Entretanto, existe uma grande diferença para quando um jovem em seus 20 anos compõe dessa forma para um homem que já viveu mais de meio século continuar assim. Eminem possui uma técnica de rima absurda, isso é inegável. Ele é muito bom em falar — e em falar rápido especialmente -, mas isso é o bastante?

Eminem é tão bom em falar que tem até recorde no Guinness Book por single com mais palavras ditas. Reprodução: Kathy Hutchins

Em The Death of Slim Shady, parece ter sido o suficiente. Atingindo a primeira colocação na Billboard 200, a produção do álbum conta com nomes como Dr. Dre e Luis Resto, parceiros recorrentes do Eminem. Também constam no projeto produtores vinculados ao rap, pop e trap, o que pode ser percebido nas referências de beats, nas passagens instrumentais e nos backing vocals.

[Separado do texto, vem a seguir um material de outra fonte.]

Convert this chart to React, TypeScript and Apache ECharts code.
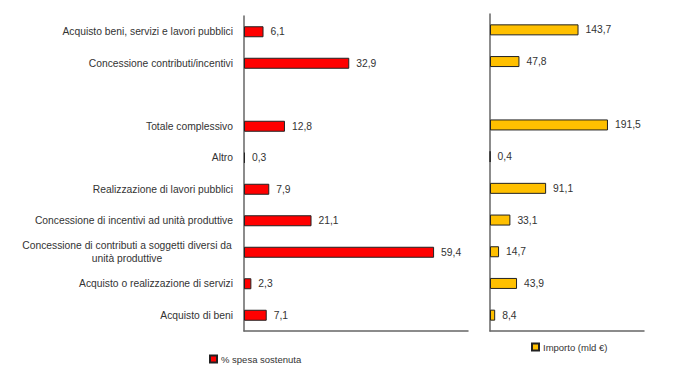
import React, { useEffect, useRef } from "react";
import * as echarts from "echarts";

const categories = [
  "Acquisto beni, servizi e lavori pubblici",
  "Concessione contributi/incentivi",
  "",
  "Totale complessivo",
  "Altro",
  "Realizzazione di lavori pubblici",
  "Concessione di incentivi ad unità produttive",
  "Concessione di contributi a soggetti diversi da\nunità produttive",
  "Acquisto o realizzazione di servizi",
  "Acquisto di beni",
];
const spesaSostenuta = [6.1, 32.9, null, 12.8, 0.3, 7.9, 21.1, 59.4, 2.3, 7.1];
const importo = [143.7, 47.8, null, 191.5, 0.4, 91.1, 33.1, 14.7, 43.9, 8.4];
const seriesNames = ["% spesa sostenuta", "Importo (mld €)"];

const FONT = "Liberation Sans, Arial, sans-serif";
const fmt = (p: any) =>
  p.value == null ? "" : Number(p.value).toFixed(1).replace(".", ",");

export default function App() {
  const ref = useRef<HTMLDivElement>(null);
  useEffect(() => {
    if (!ref.current) return;
    const chart = echarts.init(ref.current, undefined, { renderer: "svg" });
    const axisLine = { show: true, lineStyle: { color: "#666", width: 1.5 } };
    chart.setOption({
      animation: false,
      textStyle: { fontFamily: FONT },
      grid: [
        { left: 244, right: 232, top: 16, bottom: 34 },
        { left: 490, right: 56, top: 14, bottom: 34 },
      ],
      xAxis: [
        {
          gridIndex: 0,
          type: "value",
          min: 0,
          max: 70,
          axisLine: { ...axisLine, onZero: false },
          axisTick: { show: false },
          axisLabel: { show: false },
          splitLine: { show: false },
        },
        {
          gridIndex: 1,
          type: "value",
          min: 0,
          max: 250,
          axisLine: { ...axisLine, onZero: false },
          axisTick: { show: false },
          axisLabel: { show: false },
          splitLine: { show: false },
        },
      ],
      yAxis: [
        {
          gridIndex: 0,
          type: "category",
          inverse: true,
          data: categories,
          axisLine,
          axisTick: { show: false },
          axisLabel: {
            margin: 11,
            fontSize: 10.3,
            color: "#333",
            fontFamily: FONT,
            lineHeight: 13,
            formatter: (v: string) =>
              v.indexOf("\n") >= 0
                ? v
                    .split("\n")
                    .map((s) => `{w|${s}}`)
                    .join("\n")
                : v,
            rich: {
              w: {
                width: 212,
                align: "center",
                fontSize: 10.3,
                color: "#333",
                fontFamily: FONT,
                lineHeight: 13,
              },
            },
          },
        },
        {
          gridIndex: 1,
          type: "category",
          inverse: true,
          data: categories,
          axisLine,
          axisTick: { show: false },
          axisLabel: { show: false },
        },
      ],
      legend: [
        {
          data: [seriesNames[0]],
          left: 204,
          top: 349,
          icon: "rect",
          itemWidth: 7,
          itemHeight: 7,
          itemGap: 4,
          textStyle: { fontSize: 9.5, color: "#333", fontFamily: FONT, padding: [0, 0, 0, -1] },
        },
        {
          data: [seriesNames[1]],
          left: 526,
          top: 337,
          icon: "rect",
          itemWidth: 7,
          itemHeight: 7,
          itemGap: 4,
          textStyle: { fontSize: 9.5, color: "#333", fontFamily: FONT, padding: [0, 0, 0, -1] },
        },
      ],
      series: [
        {
          name: seriesNames[0],
          type: "bar",
          xAxisIndex: 0,
          yAxisIndex: 0,
          data: spesaSostenuta,
          barWidth: 11,
          itemStyle: { color: "#FF0000", borderColor: "#222", borderWidth: 1 },
          label: {
            show: true,
            position: "right",
            distance: 7,
            fontSize: 10.3,
            color: "#333",
            fontFamily: FONT,
            formatter: fmt,
          },
        },
        {
          name: seriesNames[1],
          type: "bar",
          xAxisIndex: 1,
          yAxisIndex: 1,
          data: importo,
          barWidth: 11,
          itemStyle: { color: "#FFC000", borderColor: "#222", borderWidth: 1 },
          label: {
            show: true,
            position: "right",
            distance: 7,
            fontSize: 10.3,
            color: "#333",
            fontFamily: FONT,
            formatter: fmt,
          },
        },
      ],
    });
    return () => chart.dispose();
  }, []);
  return <div ref={ref} style={{ width: 700, height: 365, position: "absolute", left: 0, top: 0 }} />;
}
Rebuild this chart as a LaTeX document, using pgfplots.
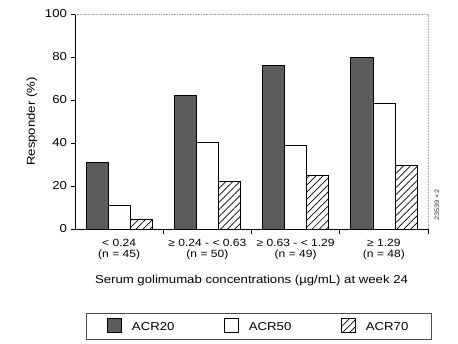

Outro ponto para se destacar quanto produção e escolhas musicais são as clássicas pausas do beat e instrumental, mantendo apenas a voz do artista e, assim, destacando aquela passagem da rima.

E muito além das referências artísticas trazidas pelos produtores, os comentários de Eminem sobre a cultura pop estão mais do que presentes. Entre os principais exemplos, a canção “Tobey” que faz alusão ao ator Tobey Maguire e sua atuação em Homem-Aranha. Tido por muitos como a melhor adaptação do cabeça de teia e lançado no mesmo período que o rapper fez mais sucesso, Eminem tece comentários sobre como ele é, também, o GOAT (expressão em inglês para se referir ao melhor de todos os tempos). Ademais, a canção é uma das várias (senão todas) canções do álbum que abordam a carreira do rapper reforçando sua importância no cenário musical e suas batalhas pessoais e profissionais.

Meme do Homem-Aranha utilizado na divulgação da faixa “Tobey”. Reprodução: Shady Records

Em “Houdini”, temos o retorno do famoso trecho de “Without Me” (Guess who’s back, back again). O título faz uma alusão clara ao fato de que, assim como um mágico, Eminem pode sumir e retornar como e quando desejar e não será a indústria, muito menos os críticos que vão lhe impedir. Num momento de discussões sobre quem é o melhor de todos os tempos — muito por conta da já citada briga entre Kendrick Lamar e Drake -, um álbum cheio de referências à própria trajetória do artista parece servir como discurso para endossar a magnitude de sua obra.

Eminem retorna ao passado em “Houdini”. Reprodução: Shady Records

Entretanto, The Death of Slim Shady possui camadas bem mais profundas do que uma simples propaganda. Eminem não provoca, nem choca mais o público da mesma forma do que quando ele iniciou sua carreira. Então por que o rapper, após alguns anos longe desse tipo de abordagem como carro chefe, decidiu retornar?

O álbum é uma grande análise sobre quem é ou quem foi Eminem durante sua trajetória. Não creio que canções como “Habits”, em que Marshall discute com seu alter ego Slim Shady, sejam apenas mera brincadeira ou forma para que o artista ironize polêmicas da carreira. É uma jornada através do seu passado e, sendo feita de maneira proposital ou não, abre discussões para nós também fazermos esse exercício.

Nossas falhas e traumas nos compõem. O álbum encerra com “Somebody Save Me”, canção em que Marshall diz se arrepender de não ter sido o melhor pai que poderia ter sido — a melhor pessoa que poderia ter sido. Eminem não dará o coup de grâce em Slim Shady. Não matamos nossos demônios, mas aprendemos a conviver com eles, com os erros do passado. É uma obra trágica, no sentido grego mesmo, e essa é sua força. Proposital ou não, Marshall Bruce Mathers III, Eminem e Slim Shady — quase como uma Santíssima Trindade do rap — compuseram um dos melhores álbuns de 2024.